How does everyone approach the comparative passage in reading comprehension?

I've seen a couple of posts that advocate for reading passage A, going through the questions then reading passage B and again going through the questions ( The presumptive benefit is not falling into probably what is the most common trap answer choice - a detail that is discussed in one passage but not the other.

Admittedly I have not tried this approach (and I do plan on experimenting later with this) but for point-at-issue questions in LR, I have never liked the approach of reading one response, eliminating answer choices and then reading the second response before hopefully honing in on the correct answer. For whatever reason, I just find it too mechanical and feel that I am better able to get a sense of the tension in the two statements by reading them concurrently instead of 'jumping around' the screen from stimulus to ACs, to a different part of the stimulus back to the ACs again. Perhaps somewhat related is that I find that doing the acceptable situation question in LG as I read the rules to be somewhat discombobulating and that it disrupts the natural rhythm of figuring out how the rules interact with one another (I'd happily trade away the additional 10 seconds in efficiency for a stronger comprehension of the game board).

Additionally, I think the digital format compounds the amount of needlessly bouncing around in the comparative passage in terms of having to click through each question.

My current approach is to read Passage A in totality, then creating a low resolution summary for the structure of this passage. Afterwards, I go onto Passage B, again reading the passage in its entirety and before building out another quick low resolution summary for this second passage and finally I quickly consider how the two passages are related.

Previously, I read Passage A (creating a low res summary for each paragraph as I went) and would immediately proceed to Passage B (also creating a low res summary for each paragraph as I went) and felt that this handicapped me in getting a sense of how the two passages as a whole related to each other. Also, I think going right from one to the other further confused me to what details were included in each passage.

Does anyone else do something similar? I know that RC tends to be the most divergent in terms of strategy but just curious as to what others are doing here.


  • Chris NguyenChris Nguyen Alum Member Administrator Sage 7Sage Tutor
    4538 karma

    Hey there! Hope this helps.

    Reading Passage A, then going to the questions, then reading passage B and answering the rest of the questions has worked wonders for me. And it’s exactly because of what you pointed out. It is so easy to remember details from Passage A and apply it to the questions when it’s fresh in my mind. With this approach I’ve gone from comparative passages being my worst passages to them being my best, usually missing zero. This strategy helps with remembering the minute details that the answer choices will call upon. The questions usually go much quicker the 2nd round as well, and you may think going through the answer choices twice in a row wastes time, but I’ve found in my experience that’s just not the case.

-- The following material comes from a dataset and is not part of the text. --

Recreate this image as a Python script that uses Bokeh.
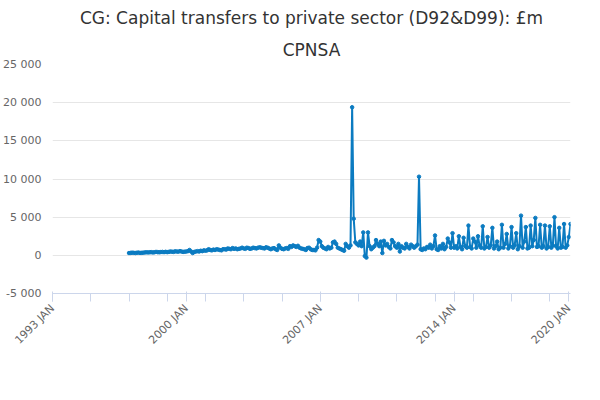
import pandas as pd
from bokeh.plotting import figure
from bokeh.models import FixedTicker, CustomJSTickFormatter, Legend, LegendItem, Title, Range1d
from bokeh.embed import file_html
from bokeh.resources import INLINE
import datetime as dt

values_by_year = {
1997: [300,320,350,330,300,340,360,320,330,350,380,400],
1998: [380,400,420,380,400,450,420,400,430,450,420,460],
1999: [420,450,500,480,450,520,500,480,550,500,450,480],
2000: [500,550,700,500,300,450,500,550,500,600,550,650],
2001: [600,650,800,700,650,750,700,800,750,700,650,800],
2002: [800,750,900,850,800,950,850,900,800,850,900,1000],
2003: [900,850,1000,950,850,900,1000,950,900,1000,1050,1000],
2004: [950,900,1050,1000,900,800,900,950,800,700,1300,1000],
2005: [850,800,900,950,850,1200,1100,1300,1200,1100,1250,1000],
2006: [900,850,800,700,950,1000,800,700,700,650,1000,2000],
2007: [1800,1200,1000,900,800,1100,900,1000,1700,1800,1500,1000],
2008: [900,800,700,600,1500,1200,1000,1300,19400,4800,1700,1500],
2009: [1300,1800,1200,3000,-100,-300,3000,1200,800,1000,1200,2000],
2010: [1500,1200,1800,300,1900,1300,1500,1100,900,2000,1700,1200],
2011: [1000,1500,500,1200,1000,900,1500,1100,900,1400,1200,1000],
2012: [1200,1400,10300,800,700,900,800,1100,1000,1400,900,1200],
2013: [2600,800,700,1200,900,1500,800,1100,2200,1700,1000,2900],
2014: [1000,1200,900,2500,1100,800,2300,1200,1000,3900,1100,900],
2015: [2200,1800,1000,2500,1300,1000,3800,900,1100,2400,1000,1300],
2016: [3600,900,1200,1800,800,1000,4000,1000,1500,2800,900,1200],
2017: [3700,1000,1300,2900,800,1200,5200,1000,1800,3700,900,1000],
2018: [3900,1200,2000,4900,1100,1200,4000,1000,1200,3900,900,1100],
2019: [3800,1000,1300,5000,1200,900,3600,1000,1100,4100,1000,1300],
2020: [2400,4100],
}
series_name = "CG: Capital transfers to private sector (D92&D99): £m CPNSA"
tick_years = [1993, 2000, 2007, 2014, 2020]
y_ticks = [-5000, 0, 5000, 10000, 15000, 20000, 25000]

def ms(y, m=1):
    return (dt.datetime(y, m, 1) - dt.datetime(1970, 1, 1)).total_seconds() * 1000

dates, vals = [], []
for y, arr in values_by_year.items():
    for m, v in enumerate(arr):
        dates.append(dt.datetime(y, m + 1, 1)); vals.append(v)

color = "#0b7bc1"
p = figure(frame_width=518, frame_height=229, x_axis_type="datetime", output_backend="svg",
           toolbar_location=None, min_border_left=10, min_border_right=8,
           x_range=Range1d(ms(1993), ms(2020, 2)), y_range=Range1d(-5000, 25000))
p.title.text = "CG: Capital transfers to private sector (D92&D99): £m"
p.title.align = "center"; p.title.text_font = "DejaVu Sans"; p.title.text_font_size = "17px"
p.title.text_font_style = "normal"; p.title.text_color = "#333333"
p.add_layout(Title(text="CPNSA", align="center", text_font="DejaVu Sans",
                   text_font_size="17px", text_font_style="normal", text_color="#333333"), "above")
p.above = p.above[::-1]

r = p.line(dates, vals, color=color, line_width=2)
c = p.scatter(dates, vals, color=color, size=3.5)

p.xaxis.ticker = FixedTicker(ticks=[ms(y) for y in tick_years],
                             minor_ticks=[ms(y) for y in range(1993, 2021, 2)])
p.xaxis.formatter = CustomJSTickFormatter(code="return new Date(tick).getUTCFullYear() + ' JAN';")
p.xaxis.major_label_orientation = 0.785
p.yaxis.ticker = FixedTicker(ticks=y_ticks)
p.yaxis.formatter = CustomJSTickFormatter(code="return tick.toString().replace(/\\B(?=(\\d{3})+(?!\\d))/g, ' ');")
for ax in (p.xaxis, p.yaxis):
    ax.major_label_text_font = "DejaVu Sans"; ax.major_label_text_font_size = "11px"
    ax.major_label_text_color = "#666666"
p.yaxis.axis_line_color = None; p.yaxis.major_tick_line_color = None; p.yaxis.minor_tick_line_color = None
p.xaxis.axis_line_color = "#ccd6eb"; p.xaxis.major_tick_line_color = "#ccd6eb"
p.xaxis.minor_tick_line_color = "#ccd6eb"; p.xaxis.minor_tick_in = 0; p.xaxis.minor_tick_out = 8
p.xaxis.major_tick_out = 8
p.xgrid.grid_line_color = None; p.ygrid.grid_line_color = "#e6e6e6"
p.outline_line_color = None

leg = Legend(items=[LegendItem(label=series_name, renderers=[r, c])],
             orientation="horizontal", label_text_font="DejaVu Sans", label_text_font_size="12px",
             label_text_font_style="bold", label_text_color="#333333", border_line_color=None,
             padding=2, margin=2)
p.add_layout(leg, "below")
p.add_layout(Title(text="Source:", align="right", text_font="DejaVu Sans", text_font_size="12px",
                   text_font_style="normal", text_color="#333333", standoff=0), "below")

open("out.html", "w").write(file_html(p, INLINE))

    With Agree/Disagree questions, I don’t use the same strategy because the text isn’t long enough for me to forget details I was reading in the stimulus. I don’t have trouble recalling details because the text short. This is not the case in reading comprehension.

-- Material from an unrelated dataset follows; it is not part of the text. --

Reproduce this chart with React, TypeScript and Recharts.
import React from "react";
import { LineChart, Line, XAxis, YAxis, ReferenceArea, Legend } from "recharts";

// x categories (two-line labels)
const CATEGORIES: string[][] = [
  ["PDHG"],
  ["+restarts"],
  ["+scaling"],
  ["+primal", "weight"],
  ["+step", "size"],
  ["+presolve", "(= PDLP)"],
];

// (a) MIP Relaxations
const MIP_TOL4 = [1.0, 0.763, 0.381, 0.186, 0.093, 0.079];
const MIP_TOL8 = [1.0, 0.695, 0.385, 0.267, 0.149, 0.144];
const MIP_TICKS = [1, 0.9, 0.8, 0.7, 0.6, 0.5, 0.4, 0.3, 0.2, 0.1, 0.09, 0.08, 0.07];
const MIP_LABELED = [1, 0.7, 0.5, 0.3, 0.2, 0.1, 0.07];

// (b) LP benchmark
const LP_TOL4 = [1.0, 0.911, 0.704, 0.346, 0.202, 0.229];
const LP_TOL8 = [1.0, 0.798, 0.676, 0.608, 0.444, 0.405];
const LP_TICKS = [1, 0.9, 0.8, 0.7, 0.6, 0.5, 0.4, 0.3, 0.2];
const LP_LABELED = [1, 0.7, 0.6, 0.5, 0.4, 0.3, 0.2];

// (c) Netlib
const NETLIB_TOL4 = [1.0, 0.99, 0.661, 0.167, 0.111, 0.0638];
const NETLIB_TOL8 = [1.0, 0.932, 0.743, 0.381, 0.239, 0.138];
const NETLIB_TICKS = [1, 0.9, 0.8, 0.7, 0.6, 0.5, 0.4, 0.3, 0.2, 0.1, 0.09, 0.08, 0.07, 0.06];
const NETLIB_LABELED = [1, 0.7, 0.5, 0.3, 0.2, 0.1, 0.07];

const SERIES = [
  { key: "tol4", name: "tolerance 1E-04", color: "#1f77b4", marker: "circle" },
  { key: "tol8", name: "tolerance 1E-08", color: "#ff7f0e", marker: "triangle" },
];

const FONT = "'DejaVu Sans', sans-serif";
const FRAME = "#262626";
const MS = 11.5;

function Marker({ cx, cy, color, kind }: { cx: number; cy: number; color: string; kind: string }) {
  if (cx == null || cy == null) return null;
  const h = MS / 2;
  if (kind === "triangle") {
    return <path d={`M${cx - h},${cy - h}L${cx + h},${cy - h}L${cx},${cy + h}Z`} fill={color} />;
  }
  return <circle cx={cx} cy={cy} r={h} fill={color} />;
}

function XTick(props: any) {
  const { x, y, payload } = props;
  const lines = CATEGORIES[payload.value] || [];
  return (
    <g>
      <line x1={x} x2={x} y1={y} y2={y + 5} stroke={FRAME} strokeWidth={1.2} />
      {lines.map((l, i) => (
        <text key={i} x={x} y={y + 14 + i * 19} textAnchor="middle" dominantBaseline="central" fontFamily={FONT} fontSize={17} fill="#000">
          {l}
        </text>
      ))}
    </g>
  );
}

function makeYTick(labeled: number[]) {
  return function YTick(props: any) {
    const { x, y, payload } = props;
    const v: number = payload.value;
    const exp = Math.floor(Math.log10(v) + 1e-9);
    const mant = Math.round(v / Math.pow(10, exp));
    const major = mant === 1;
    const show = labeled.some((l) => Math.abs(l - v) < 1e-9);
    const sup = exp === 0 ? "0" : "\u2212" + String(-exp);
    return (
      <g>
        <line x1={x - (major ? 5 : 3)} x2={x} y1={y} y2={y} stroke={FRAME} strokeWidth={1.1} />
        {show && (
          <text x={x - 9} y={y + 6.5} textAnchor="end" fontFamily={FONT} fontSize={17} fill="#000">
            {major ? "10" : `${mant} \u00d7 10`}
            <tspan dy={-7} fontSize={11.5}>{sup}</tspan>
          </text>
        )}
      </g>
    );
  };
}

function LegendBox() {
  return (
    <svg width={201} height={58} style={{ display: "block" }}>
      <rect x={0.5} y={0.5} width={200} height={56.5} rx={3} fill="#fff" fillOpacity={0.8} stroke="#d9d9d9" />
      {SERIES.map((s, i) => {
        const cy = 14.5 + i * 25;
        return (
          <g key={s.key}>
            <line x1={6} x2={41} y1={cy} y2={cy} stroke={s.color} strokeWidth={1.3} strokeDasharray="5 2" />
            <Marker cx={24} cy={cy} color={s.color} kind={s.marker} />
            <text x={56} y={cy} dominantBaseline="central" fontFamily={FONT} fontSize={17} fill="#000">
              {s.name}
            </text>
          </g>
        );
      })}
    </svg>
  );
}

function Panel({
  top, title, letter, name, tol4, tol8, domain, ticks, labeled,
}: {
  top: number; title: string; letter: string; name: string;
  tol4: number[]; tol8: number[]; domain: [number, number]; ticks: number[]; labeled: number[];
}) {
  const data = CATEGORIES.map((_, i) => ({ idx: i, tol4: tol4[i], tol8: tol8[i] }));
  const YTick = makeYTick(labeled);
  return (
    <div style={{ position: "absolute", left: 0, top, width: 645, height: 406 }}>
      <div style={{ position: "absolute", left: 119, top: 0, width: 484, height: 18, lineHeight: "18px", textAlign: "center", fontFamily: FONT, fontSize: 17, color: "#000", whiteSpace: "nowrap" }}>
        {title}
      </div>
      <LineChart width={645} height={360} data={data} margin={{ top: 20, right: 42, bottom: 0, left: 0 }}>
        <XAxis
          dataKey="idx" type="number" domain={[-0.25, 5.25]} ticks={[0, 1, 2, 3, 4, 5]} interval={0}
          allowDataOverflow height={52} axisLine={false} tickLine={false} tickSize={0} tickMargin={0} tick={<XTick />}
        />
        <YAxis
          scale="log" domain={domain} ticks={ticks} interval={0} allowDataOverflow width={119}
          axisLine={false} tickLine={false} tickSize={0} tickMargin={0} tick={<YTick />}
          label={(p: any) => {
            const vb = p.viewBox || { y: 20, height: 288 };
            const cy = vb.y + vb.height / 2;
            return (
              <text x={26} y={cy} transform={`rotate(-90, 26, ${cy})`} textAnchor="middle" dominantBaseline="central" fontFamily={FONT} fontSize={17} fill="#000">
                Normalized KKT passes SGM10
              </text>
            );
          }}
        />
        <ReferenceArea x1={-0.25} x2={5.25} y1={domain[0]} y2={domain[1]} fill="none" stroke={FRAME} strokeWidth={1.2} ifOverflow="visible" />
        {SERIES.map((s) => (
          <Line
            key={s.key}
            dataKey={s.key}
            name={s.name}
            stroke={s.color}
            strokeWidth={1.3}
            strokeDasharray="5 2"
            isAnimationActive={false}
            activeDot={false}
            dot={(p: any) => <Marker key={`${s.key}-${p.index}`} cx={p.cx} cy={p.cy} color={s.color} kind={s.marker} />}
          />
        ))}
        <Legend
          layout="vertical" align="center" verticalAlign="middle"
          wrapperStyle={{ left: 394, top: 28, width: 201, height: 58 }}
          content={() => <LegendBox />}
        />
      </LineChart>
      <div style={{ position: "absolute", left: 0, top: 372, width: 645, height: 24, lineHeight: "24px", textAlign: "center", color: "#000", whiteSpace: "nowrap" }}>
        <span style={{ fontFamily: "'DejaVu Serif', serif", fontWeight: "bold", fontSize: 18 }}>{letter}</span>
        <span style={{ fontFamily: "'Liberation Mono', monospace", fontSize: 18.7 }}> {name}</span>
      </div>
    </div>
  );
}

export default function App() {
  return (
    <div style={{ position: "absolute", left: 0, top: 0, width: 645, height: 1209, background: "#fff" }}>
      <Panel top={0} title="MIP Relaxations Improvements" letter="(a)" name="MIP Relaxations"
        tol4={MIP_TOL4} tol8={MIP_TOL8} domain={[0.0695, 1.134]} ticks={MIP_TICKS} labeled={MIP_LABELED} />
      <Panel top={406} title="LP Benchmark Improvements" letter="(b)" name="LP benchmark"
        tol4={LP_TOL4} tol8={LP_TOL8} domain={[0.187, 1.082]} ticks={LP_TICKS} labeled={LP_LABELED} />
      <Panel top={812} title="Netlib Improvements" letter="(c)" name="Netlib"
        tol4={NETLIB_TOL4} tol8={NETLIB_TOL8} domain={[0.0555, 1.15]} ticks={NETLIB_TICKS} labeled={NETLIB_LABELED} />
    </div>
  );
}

    For LG, I think you’re saying that when you’re doing the recommended process acceptable situation questions, you are trading away a stronger knowledge of how the rules connect with each other. But I don’t see this as the case. You can both do the acceptable situation in the process recommended as well as have a strong grasp of the game board. It doesn’t have to be one for the other.

  • edited June 2020 410 karma

    As someone who was really in line with your method before (ie. read both before going into questions) since at first I was really good at comparative passages, I noticed when the subject matter became more esoteric I was having a lot more trouble keeping track of all the ideas (ie. as I got to later PTs). I switched over to the method to try it, and it's helped keep my comparative passage pretty consistent even when I feel I don't actually understand one of the passages at all.

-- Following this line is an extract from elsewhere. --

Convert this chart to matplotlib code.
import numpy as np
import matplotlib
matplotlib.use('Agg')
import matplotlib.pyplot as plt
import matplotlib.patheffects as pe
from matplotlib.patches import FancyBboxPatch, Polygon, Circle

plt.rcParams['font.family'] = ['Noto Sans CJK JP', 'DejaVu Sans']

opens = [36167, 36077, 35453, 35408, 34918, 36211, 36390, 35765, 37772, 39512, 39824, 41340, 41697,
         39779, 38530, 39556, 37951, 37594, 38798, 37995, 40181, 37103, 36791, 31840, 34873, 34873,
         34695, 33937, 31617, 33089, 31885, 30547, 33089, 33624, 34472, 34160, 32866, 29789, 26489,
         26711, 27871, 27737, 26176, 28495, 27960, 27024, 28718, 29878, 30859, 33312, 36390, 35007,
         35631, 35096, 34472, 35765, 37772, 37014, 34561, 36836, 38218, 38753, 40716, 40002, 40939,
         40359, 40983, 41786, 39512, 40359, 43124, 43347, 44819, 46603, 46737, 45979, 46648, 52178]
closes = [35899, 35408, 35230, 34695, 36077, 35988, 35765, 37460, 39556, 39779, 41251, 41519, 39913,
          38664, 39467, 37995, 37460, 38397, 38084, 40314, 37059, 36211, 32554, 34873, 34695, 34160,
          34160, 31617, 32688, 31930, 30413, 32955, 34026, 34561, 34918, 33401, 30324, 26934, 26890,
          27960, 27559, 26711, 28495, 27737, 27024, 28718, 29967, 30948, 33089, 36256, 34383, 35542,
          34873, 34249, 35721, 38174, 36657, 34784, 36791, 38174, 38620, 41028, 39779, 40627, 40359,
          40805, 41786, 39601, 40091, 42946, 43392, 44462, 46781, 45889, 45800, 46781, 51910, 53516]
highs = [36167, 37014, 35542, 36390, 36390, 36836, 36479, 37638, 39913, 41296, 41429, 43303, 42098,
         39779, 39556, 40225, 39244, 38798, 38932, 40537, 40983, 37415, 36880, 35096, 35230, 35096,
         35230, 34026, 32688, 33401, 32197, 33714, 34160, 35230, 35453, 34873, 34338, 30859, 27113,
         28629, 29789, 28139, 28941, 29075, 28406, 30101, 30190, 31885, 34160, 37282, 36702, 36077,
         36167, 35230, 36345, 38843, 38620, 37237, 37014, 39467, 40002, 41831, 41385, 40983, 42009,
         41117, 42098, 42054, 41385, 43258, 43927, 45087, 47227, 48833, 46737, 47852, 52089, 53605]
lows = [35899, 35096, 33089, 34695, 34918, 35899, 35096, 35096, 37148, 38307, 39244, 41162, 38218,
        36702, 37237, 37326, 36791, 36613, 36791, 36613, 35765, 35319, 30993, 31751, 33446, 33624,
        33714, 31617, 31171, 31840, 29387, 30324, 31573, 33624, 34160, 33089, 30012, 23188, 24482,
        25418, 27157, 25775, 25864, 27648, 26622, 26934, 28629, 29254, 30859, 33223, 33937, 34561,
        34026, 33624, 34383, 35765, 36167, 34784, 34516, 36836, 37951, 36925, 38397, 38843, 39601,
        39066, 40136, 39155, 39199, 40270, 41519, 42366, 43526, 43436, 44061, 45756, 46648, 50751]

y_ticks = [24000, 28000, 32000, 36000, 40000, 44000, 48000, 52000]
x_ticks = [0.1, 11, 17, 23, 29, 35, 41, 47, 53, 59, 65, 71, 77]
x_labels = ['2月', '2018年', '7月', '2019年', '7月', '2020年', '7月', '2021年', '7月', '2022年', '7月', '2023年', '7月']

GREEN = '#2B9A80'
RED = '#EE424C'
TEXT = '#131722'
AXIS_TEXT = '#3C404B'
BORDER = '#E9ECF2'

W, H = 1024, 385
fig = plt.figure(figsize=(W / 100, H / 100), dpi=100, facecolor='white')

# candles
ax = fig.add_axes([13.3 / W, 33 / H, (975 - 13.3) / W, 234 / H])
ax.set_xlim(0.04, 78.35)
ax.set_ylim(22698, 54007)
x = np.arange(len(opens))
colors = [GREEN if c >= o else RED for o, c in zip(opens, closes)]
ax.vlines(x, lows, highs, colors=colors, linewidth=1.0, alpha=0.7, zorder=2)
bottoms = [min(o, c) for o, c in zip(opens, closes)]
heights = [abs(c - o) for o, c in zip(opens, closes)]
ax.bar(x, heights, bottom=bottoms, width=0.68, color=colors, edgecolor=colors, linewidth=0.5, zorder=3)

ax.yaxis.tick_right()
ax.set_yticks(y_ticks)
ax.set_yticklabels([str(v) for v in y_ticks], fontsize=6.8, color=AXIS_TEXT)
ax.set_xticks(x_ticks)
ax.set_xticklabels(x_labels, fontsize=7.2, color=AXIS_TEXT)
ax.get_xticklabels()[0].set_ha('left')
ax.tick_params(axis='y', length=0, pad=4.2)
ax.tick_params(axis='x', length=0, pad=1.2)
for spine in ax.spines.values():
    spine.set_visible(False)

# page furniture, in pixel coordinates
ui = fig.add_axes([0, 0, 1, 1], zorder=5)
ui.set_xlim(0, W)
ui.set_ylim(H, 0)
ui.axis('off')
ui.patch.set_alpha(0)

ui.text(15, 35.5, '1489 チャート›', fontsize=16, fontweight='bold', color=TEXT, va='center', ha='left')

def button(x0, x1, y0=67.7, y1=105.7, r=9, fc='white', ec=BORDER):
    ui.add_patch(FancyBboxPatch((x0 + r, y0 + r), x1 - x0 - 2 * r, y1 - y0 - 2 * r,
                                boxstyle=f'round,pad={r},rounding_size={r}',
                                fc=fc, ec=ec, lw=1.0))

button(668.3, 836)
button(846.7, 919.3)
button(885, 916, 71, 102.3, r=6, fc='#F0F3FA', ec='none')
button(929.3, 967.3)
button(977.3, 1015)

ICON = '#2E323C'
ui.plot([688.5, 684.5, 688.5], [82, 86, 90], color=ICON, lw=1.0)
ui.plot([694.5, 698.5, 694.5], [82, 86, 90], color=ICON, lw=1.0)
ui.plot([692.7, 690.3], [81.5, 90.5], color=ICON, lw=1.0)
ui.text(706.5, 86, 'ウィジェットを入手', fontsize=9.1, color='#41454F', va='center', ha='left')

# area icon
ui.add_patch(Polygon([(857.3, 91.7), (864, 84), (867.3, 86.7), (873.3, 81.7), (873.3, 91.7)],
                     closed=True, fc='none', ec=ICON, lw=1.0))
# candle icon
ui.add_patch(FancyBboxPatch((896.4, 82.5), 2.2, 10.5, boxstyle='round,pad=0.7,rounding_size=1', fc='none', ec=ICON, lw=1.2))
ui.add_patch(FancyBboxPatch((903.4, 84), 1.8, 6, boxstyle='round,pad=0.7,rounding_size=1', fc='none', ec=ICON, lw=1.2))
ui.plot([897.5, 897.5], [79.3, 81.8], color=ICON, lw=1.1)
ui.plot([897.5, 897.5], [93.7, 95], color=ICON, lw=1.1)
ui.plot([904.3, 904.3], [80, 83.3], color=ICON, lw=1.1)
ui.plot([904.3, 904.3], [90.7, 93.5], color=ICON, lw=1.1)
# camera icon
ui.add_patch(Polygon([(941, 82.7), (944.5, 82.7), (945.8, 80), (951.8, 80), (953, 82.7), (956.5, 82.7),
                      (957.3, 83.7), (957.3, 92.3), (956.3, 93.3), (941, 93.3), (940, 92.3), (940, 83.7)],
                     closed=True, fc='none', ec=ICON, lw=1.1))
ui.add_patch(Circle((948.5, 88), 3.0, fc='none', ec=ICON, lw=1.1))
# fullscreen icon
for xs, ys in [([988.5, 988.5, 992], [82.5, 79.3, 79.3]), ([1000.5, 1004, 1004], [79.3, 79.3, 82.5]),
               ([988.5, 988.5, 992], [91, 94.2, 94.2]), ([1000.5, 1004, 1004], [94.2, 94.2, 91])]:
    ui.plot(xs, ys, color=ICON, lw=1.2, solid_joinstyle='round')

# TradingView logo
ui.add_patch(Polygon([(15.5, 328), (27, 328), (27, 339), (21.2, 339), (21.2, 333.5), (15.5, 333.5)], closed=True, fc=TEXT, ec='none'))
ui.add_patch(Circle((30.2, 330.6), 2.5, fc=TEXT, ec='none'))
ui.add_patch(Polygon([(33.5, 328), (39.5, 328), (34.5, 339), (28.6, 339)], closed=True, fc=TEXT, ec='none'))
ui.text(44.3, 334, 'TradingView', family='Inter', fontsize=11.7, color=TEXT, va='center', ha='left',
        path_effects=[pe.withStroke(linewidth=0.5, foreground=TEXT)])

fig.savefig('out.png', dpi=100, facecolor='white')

    I'd recommend you at least give it a fair shot to see what happens. RC is more personal than LR and LG in some ways, what works for some might not work for others, but try the different strats properly to see what sticks and what doesn't.

    At first I was not a fan of what I thought were overly mechanistic approaches, but the more I attack the test the more I realize that it's nice to have consistency in approach as long as it's not your only approach. It gives you an initial toolkit to work from and then you have other measures in place when it's not enough.

  • ahnendc-1ahnendc-1 Member
    642 karma

    Thank you @Christopherr and @jeff.wongkachi for the input! I will try it out and repost my thoughts.